How Do Banks Exert Control and Influence on Business Loan and Working Capital Facilities

Most business owners and financial managers aren’t necessarily aware of the methods and factors that banks utilize to control and monitor their loan facilities with commercial customers. We are talking about two types of loans essentially, term loans, and also operating lines of credit, also called ‘revolvers’ by some. (Revolver – the credit line revolves, it goes up and down on a daily basis…)

Banks essentially use several different strategies to ensure they have maximum control and influence on the business borrower.

Banks often are reluctant to allow maximized borrowing from other parties for asset growth. Why? This is because when a customer has to service the additional non- bank debt they might be unable to service the banks loans. Banks have very well known and published cash flow ration and they want to ensure their customers can meet these rations on the bank debt. Naturally if a bank feels comfortable with a customer growth and cash flow profits they are much more likely to approve a third party financing. If they aren’t comfortable they may ask the company to at lease temporarily defer bonuses, dividends, or, in the case of a public company, a stock repurchase.

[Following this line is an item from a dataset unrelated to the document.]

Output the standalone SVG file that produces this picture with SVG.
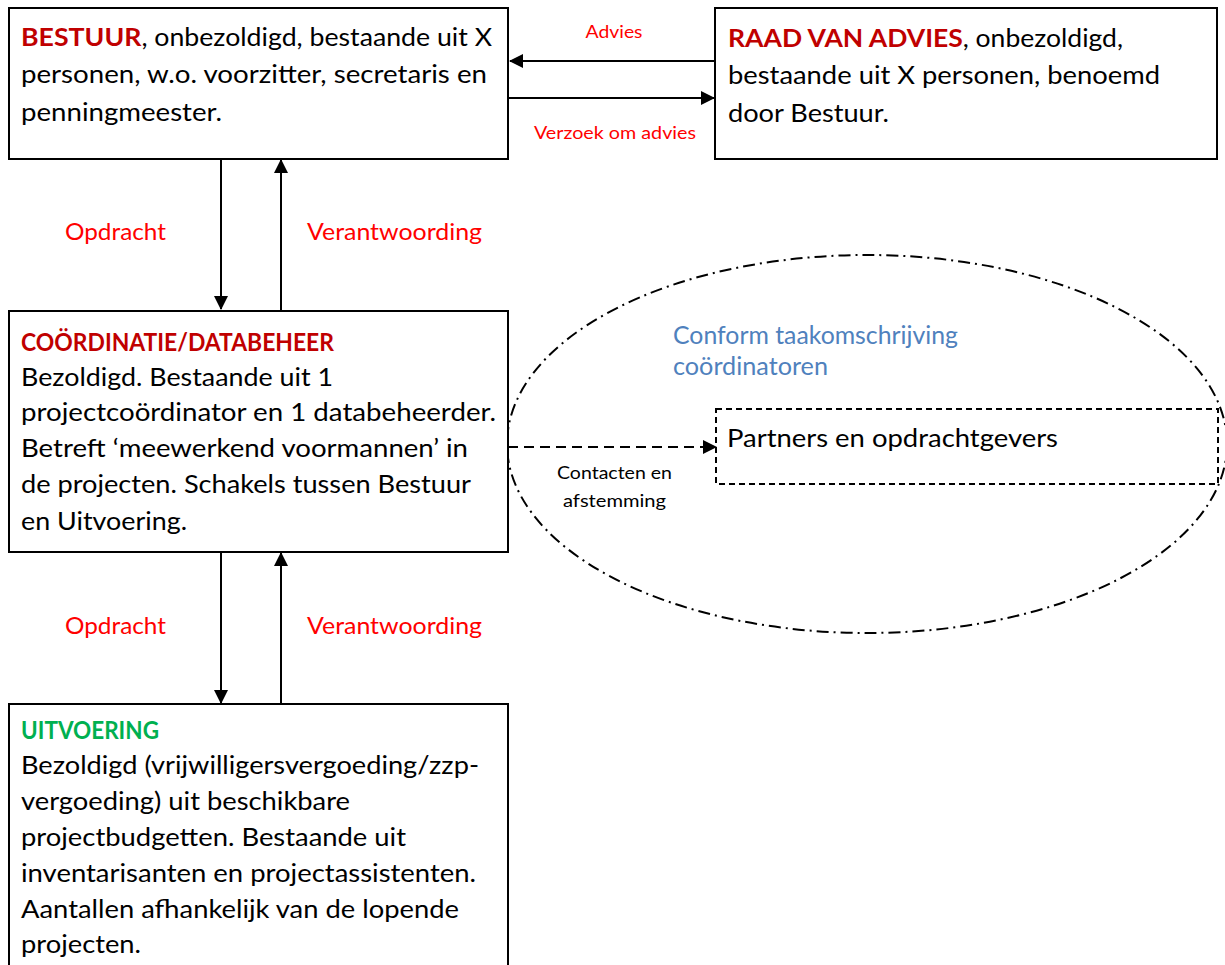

Bankers of course usually know the company very well, as a relationship and financial history has developed over the years. They will often want to have input into the company’s growth direction in an effort to ensure the customer is not going down a path that in their opinion, might lead to liquidity loss or profitability loss. This sort of ‘advice’ from a bank can come in a number of manners, one of which is simply providing a debt to equity ratio that cannot be overlooked by the customer.

Business owners know that it is no ones best interest for the bank to trigger a default on a loan – it’s clearly a case where both parties have a lot to lose. However if a bank feels on a number of fronts that the customer is spiraling downward they will take steps to ensure their loans are provided for.

What are some of those downward spiraling scenarios? They include:

Cash flow deterioration

Asset erosion

Working capital problems

Again, the worst case scenario is the bank ‘calling the loan ‘. We have agreed this benefits no one, so the bank usually prefers (as does the customer!) to return to the bargaining table. At this time business owners are strongly cautioned to prepare a corrective action scenario to satisfy the bank. It is at this time that the bank normally considers an interest rate increase, or more restrictive covenants.

We also want to point out to business owners that banks want to ensure that there is a proper ‘ matching ‘ of financing. By that we mean that the bank does not want the customer to borrow short term to finance long term scenarios. For this reason working capital ratios are put into place.

Finally banks utilize whets known as a ‘negative pledge ‘clause. This forces the company to consult the bank when pledging other assets or selling unencumbered assets. If such sales are agreed to the proceeds are usually used pay down the bank.

In summary, it benefits business owners to understand the whys and wherefores of bank strategy and influence and control around business loan scenarios. Understand where the bank is coming from allows a business owner to more proactively plan financing growth with a view towards successful financing.